- Flag Coat of arms
- Interactive map of Gmina Grębów
- Coordinates (Grębów): 50°34′N 21°52′E﻿ / ﻿50.567°N 21.867°E
- Country: Poland
- Voivodeship: Subcarpathian
- County: Tarnobrzeg County
- Seat: Grębów

Area
- • Total: 186.28 km^{2} (71.92 sq mi)

Population (2006)
- • Total: 9,703
- • Density: 52.09/km^{2} (134.9/sq mi)
- Website: http://www.grebow.com.pl/

= Gmina Grębów =

Gmina Grębów is a rural gmina (administrative district) in Tarnobrzeg County, Subcarpathian Voivodeship, in south-eastern Poland. Its seat is the village of Grębów, which lies approximately 14 km east of Tarnobrzeg and 60 km north of the regional capital Rzeszów.
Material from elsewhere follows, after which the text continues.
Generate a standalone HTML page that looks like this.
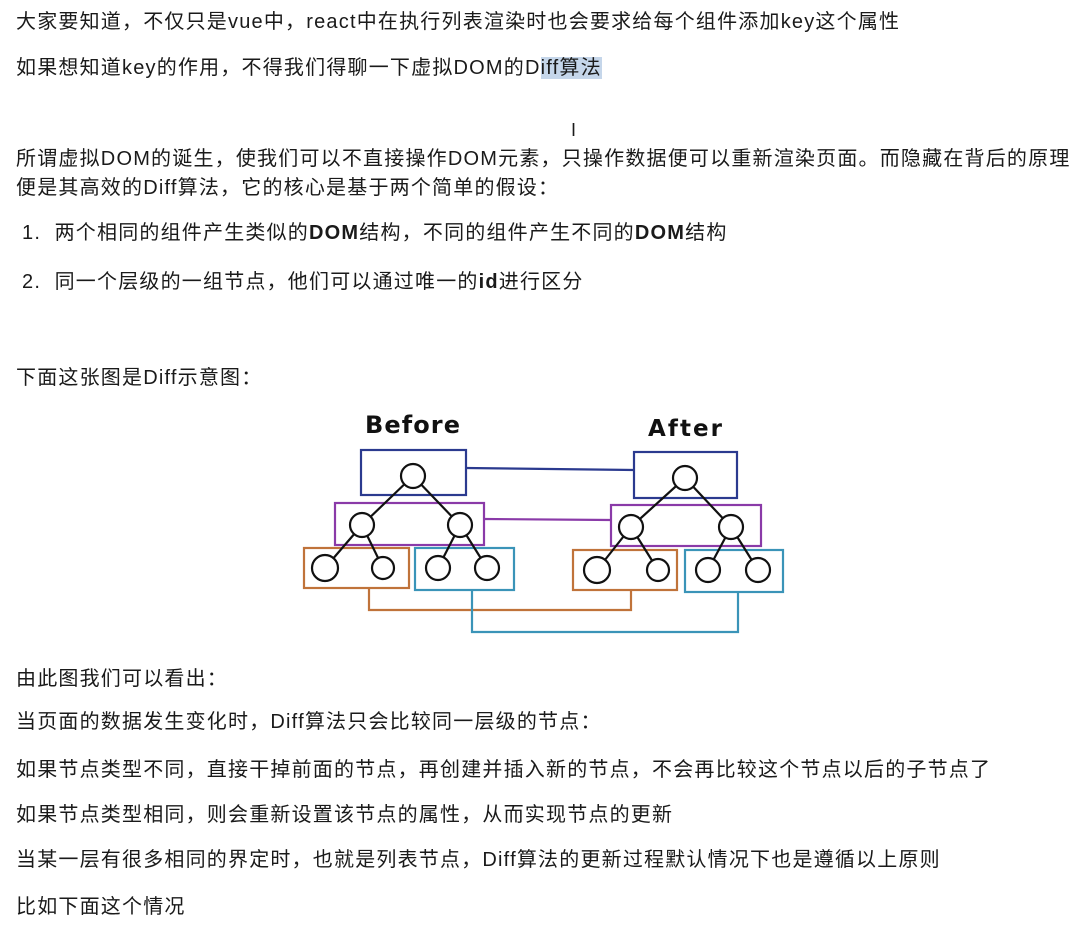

The gmina covers an area of 186.28 km2, and as of 2006 its total population is 9,703.

==Villages==
Gmina Grębów contains the villages and settlements of Grądki, Grębów, Jamnica, Kąt, Krawce, Niwa, Nowy Grębów, Palędzie, Piasek, Poręby Furmańskie, Rynek, Sokół, Stale, Szlachecka, Wiry, Wydrza, Zabrnie Górne, Zapolednik and Żupawa.

==Neighbouring gminas==
Gmina Grębów is bordered by the towns of Stalowa Wola and Tarnobrzeg, and by the gminas of Bojanów, Gorzyce, Nowa Dęba and Zaleszany.